The first-term Democrat made the announcement Friday morning in a guest column for the Arizona Republic, just days after Democrats won a critical Senate runoff in Georgia. Sinema, who is up for re-election in 2024, did not say if she will continue to caucus with Democrats, as do independent senators Bernie Sanders, of Vermont, and Angus King, of Maine.
“Everyday Americans are increasingly left behind by national parties’ rigid partisanship, which has hardened in recent years,” Sinema wrote. “Pressures in both parties pull leaders to the edges, allowing the loudest, most extreme voices to determine their respective parties’ priorities and expecting the rest of us to fall in line.”
Becoming an Independent won’t change my work in the Senate; my service to Arizona remains the same. Read my full Op-ed in the Arizona Republic 3/3 ⬇️https://t.co/P2JQXFT5IJ
— Kyrsten Sinema (@kyrstensinema) December 9, 2022
Sinema, like West Virginia Democrat Sen. Joe Manchin, has often bucked her party’s Left-wing leadership, although both often fall in line after initial, headline-grabbing reluctance. She said in her column that both parties give too much credence to their extreme wings and are more interested in stymying one another’s agenda than working for those who elected them.
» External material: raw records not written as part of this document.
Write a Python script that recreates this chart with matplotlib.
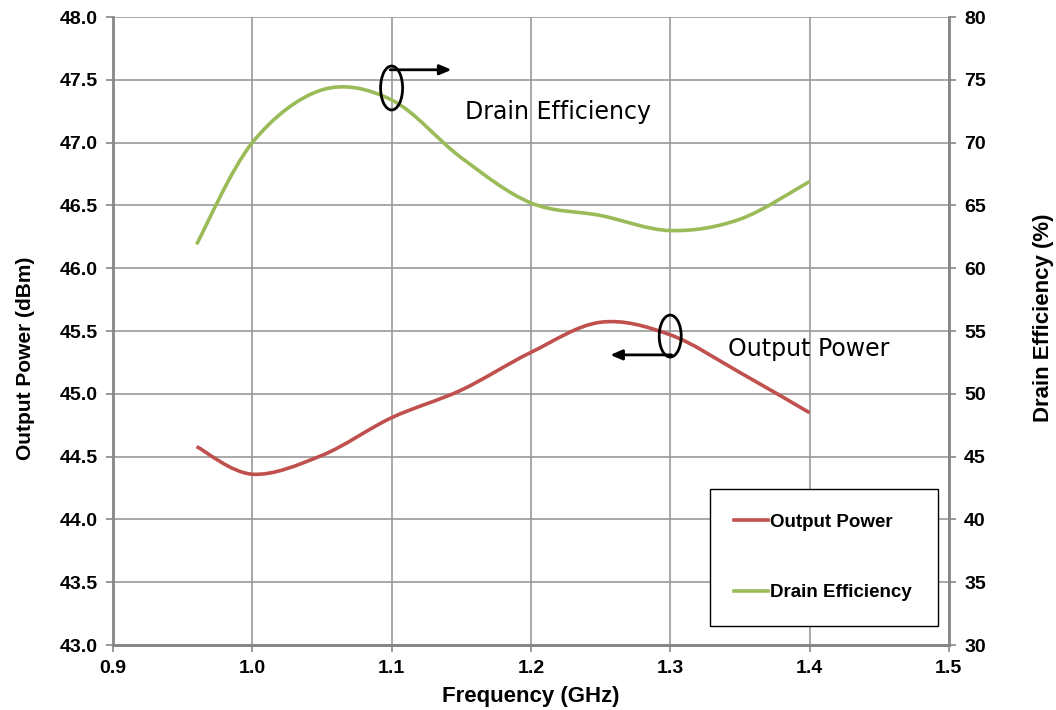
import numpy as np
import matplotlib.pyplot as plt
from matplotlib.path import Path
from matplotlib.patches import PathPatch, Ellipse
from matplotlib.lines import Line2D

# data
freq = [0.96, 1.00, 1.05, 1.10, 1.15, 1.20, 1.25, 1.30, 1.35, 1.40]
output_power = [44.58, 44.36, 44.51, 44.81, 45.03, 45.33, 45.57, 45.47, 45.17, 44.85]
drain_eff = [61.9, 70.0, 74.2, 73.4, 68.8, 65.2, 64.2, 63.0, 63.9, 66.9]

x_ticks = [0.9, 1.0, 1.1, 1.2, 1.3, 1.4, 1.5]
left_ticks = [43.0, 43.5, 44.0, 44.5, 45.0, 45.5, 46.0, 46.5, 47.0, 47.5, 48.0]
right_ticks = [30, 35, 40, 45, 50, 55, 60, 65, 70, 75, 80]

RED = "#C0504D"
GREEN = "#9BBB59"
GRID = "#9a9a9a"
SPINE = "#868686"
FONT = "Liberation Sans"

plt.rcParams["font.family"] = FONT
plt.rcParams["font.weight"] = "bold"
plt.rcParams["axes.labelweight"] = "bold"


def smooth_path(xs, ys):
    """Excel-style smoothed line as cubic Bezier path through the points."""
    pts = np.column_stack([xs, ys])
    n = len(pts)
    verts = [pts[0]]
    codes = [Path.MOVETO]
    for i in range(n - 1):
        p0 = pts[max(i - 1, 0)]
        p1 = pts[i]
        p2 = pts[i + 1]
        p3 = pts[min(i + 2, n - 1)]
        c1 = p1 + (p2 - p0) / 6.0
        c2 = p2 - (p3 - p1) / 6.0
        verts += [c1, c2, p2]
        codes += [Path.CURVE4] * 3
    return Path(verts, codes)


fig = plt.figure(figsize=(10.56, 7.10), dpi=100)
ax = fig.add_axes([0.107, 0.0915, 0.7915, 0.8845])
ax2 = ax.twinx()

ax.set_xlim(0.9, 1.5)
ax.set_ylim(43.0, 48.0)
ax2.set_ylim(30, 80)
ax.set_xticks(x_ticks)
ax.set_yticks(left_ticks)
ax2.set_yticks(right_ticks)
ax.set_xticklabels([f"{v:.1f}" for v in x_ticks])
ax.set_yticklabels([f"{v:.1f}" for v in left_ticks])
ax2.set_yticklabels([str(v) for v in right_ticks])

ax.grid(True, color=GRID, lw=1.2)
ax.set_axisbelow(True)

for a in (ax, ax2):
    a.spines["top"].set_visible(False)
    for s in ("left", "right", "bottom"):
        a.spines[s].set_color(SPINE)
        a.spines[s].set_linewidth(2)
    a.tick_params(direction="out", length=5, width=1.2, color=SPINE,
                  labelsize=14, pad=6)

ax.spines["right"].set_visible(False)
ax2.spines["left"].set_visible(False)

ax.add_patch(PathPatch(smooth_path(freq, output_power), fill=False,
                       edgecolor=RED, lw=2.6, capstyle="butt"))
ax2.add_patch(PathPatch(smooth_path(freq, drain_eff), fill=False,
                        edgecolor=GREEN, lw=2.6, capstyle="butt"))

ax.set_xlabel("Frequency (GHz)", fontsize=16, fontweight="bold", labelpad=6)
ax.set_ylabel("Output Power (dBm)", fontsize=15, fontweight="bold")
ax2.set_ylabel("Drain Efficiency (%)", fontsize=16, fontweight="bold")
ax.yaxis.set_label_coords(-0.105, 0.457)
ax2.yaxis.set_label_coords(1.113, 0.521)
for lab in (ax.yaxis.label, ax2.yaxis.label):
    lab.set_ha("center")
    lab.set_va("center")

# callout: drain efficiency -> right axis
ax2.add_patch(Ellipse((1.1, 74.35), 0.0158, 3.5, fill=False,
                      edgecolor="black", lw=2))
ax2.annotate("", xy=(1.143, 75.8), xytext=(1.099, 75.8),
             arrowprops=dict(arrowstyle="-|>,head_length=0.7,head_width=0.3",
                             color="black", lw=2, shrinkA=0, shrinkB=0))
ax2.text(1.1527, 72.4, "Drain Efficiency", fontsize=17, fontweight="normal",
         fontfamily="DejaVu Sans", va="center", ha="left")

# callout: output power -> left axis
ax.add_patch(Ellipse((1.3, 45.46), 0.0158, 0.334, fill=False,
                     edgecolor="black", lw=2))
ax.annotate("", xy=(1.257, 45.31), xytext=(1.301, 45.31),
            arrowprops=dict(arrowstyle="-|>,head_length=0.7,head_width=0.3",
                            color="black", lw=2, shrinkA=0, shrinkB=0))
ax.text(1.3415, 45.36, "Output Power", fontsize=17, fontweight="normal",
        fontfamily="DejaVu Sans", va="center", ha="left")

handles = [Line2D([], [], color=RED, lw=2.6),
           Line2D([], [], color=GREEN, lw=2.6)]
leg = ax.legend(handles, ["Output Power", "Drain Efficiency"],
                loc="upper left", bbox_to_anchor=(0.714, 0.03, 0.273, 0.218),
                mode="expand", borderaxespad=0, fancybox=False,
                edgecolor="black", framealpha=1, borderpad=1.3,
                labelspacing=2.85, handlelength=1.8, handletextpad=0.1,
                prop={"family": FONT, "weight": "bold", "size": 13.5})
leg.get_frame().set_linewidth(1.0)
leg.set_zorder(5)

fig.savefig("out.png", dpi=100)
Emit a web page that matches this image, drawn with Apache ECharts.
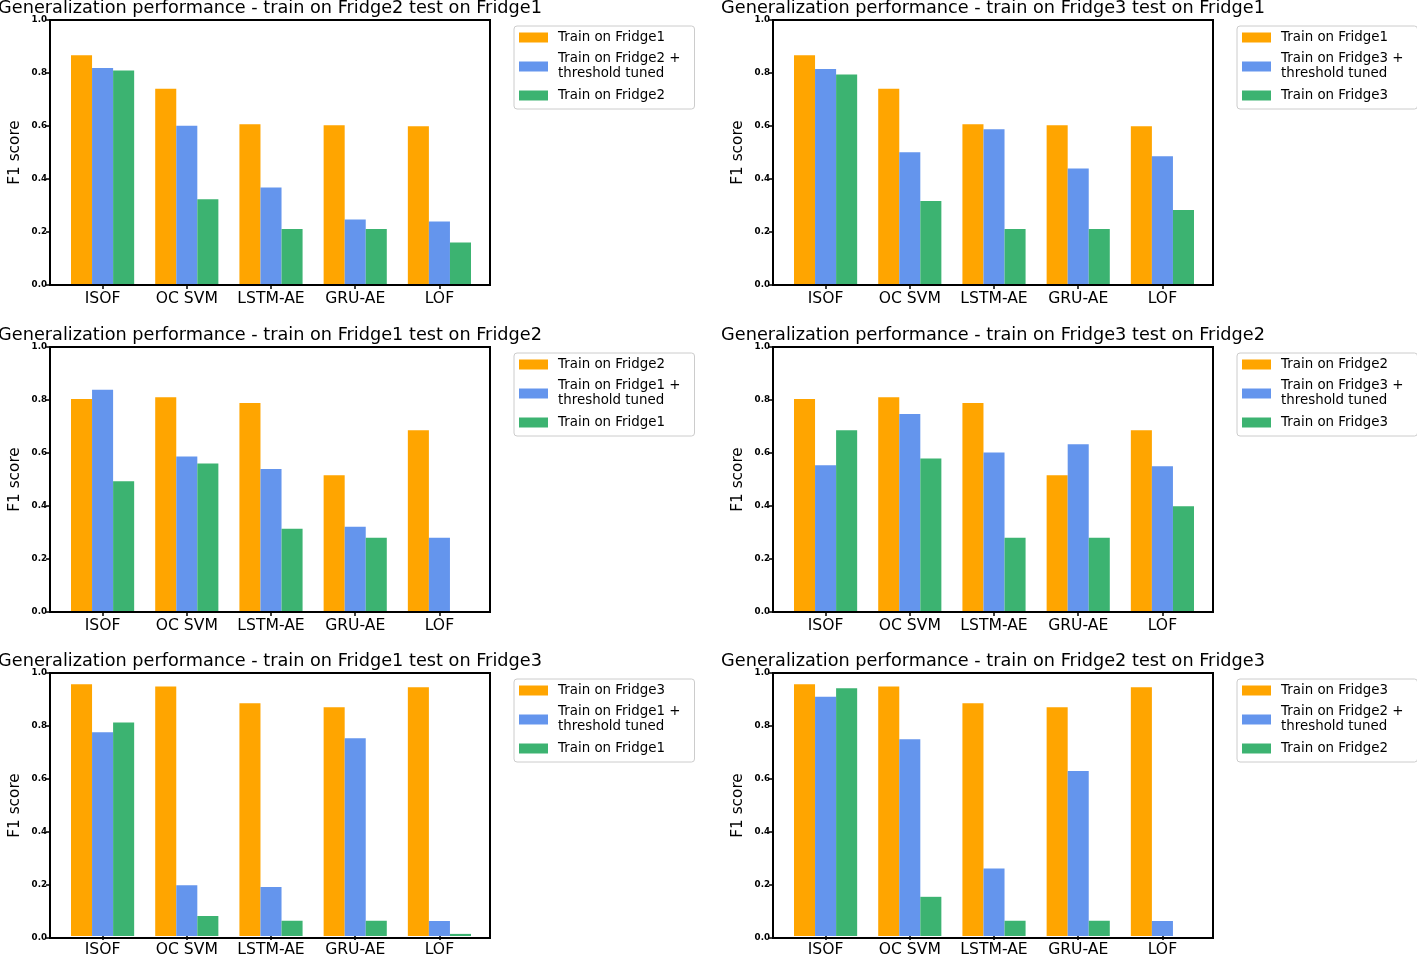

“In catering to the fringes, neither party has demonstrated much tolerance for diversity of thought,” she wrote. “Bipartisan compromise is seen as a rarely acceptable last resort, rather than the best way to achieve lasting progress. Payback against the opposition party has replaced thoughtful legislating.”
In an interview with Politico, Sinema suggested she intends to vote the same way she has since her 2018 election.
“Nothing will change about my values or my behavior,” she said.
Democrats control 51 seats in the Senate after Georgia’s Raphael Warnock defeated Republican challenger Herschel Walker in Tuesday’s runoff election. But switching to independent is a shot across the bow to the party’s leadership, which has at times struggled to keep more moderate members in line with an agenda that includes massive green energy spending and lax border security.
Sinema was stalked and harassed at Arizona State University in October of 2021 by pro-illegal immigration activists who followed her into a restroom while recording the confrontation.
“I promised I would never bend to party pressure, and I would stay focused on solving problems and getting things done for everyday Arizonans,” Sinema wrote. “My approach is rare in Washington and has upset partisans in both parties.”
The move could better position Sinema for her 2024 re-election bid in a state that defies description as red or blue and values the maverick, a title longtime Arizona Republican Sen. John McCain wore proudly during his 31 years in the Senate, which ended when he died in 2018.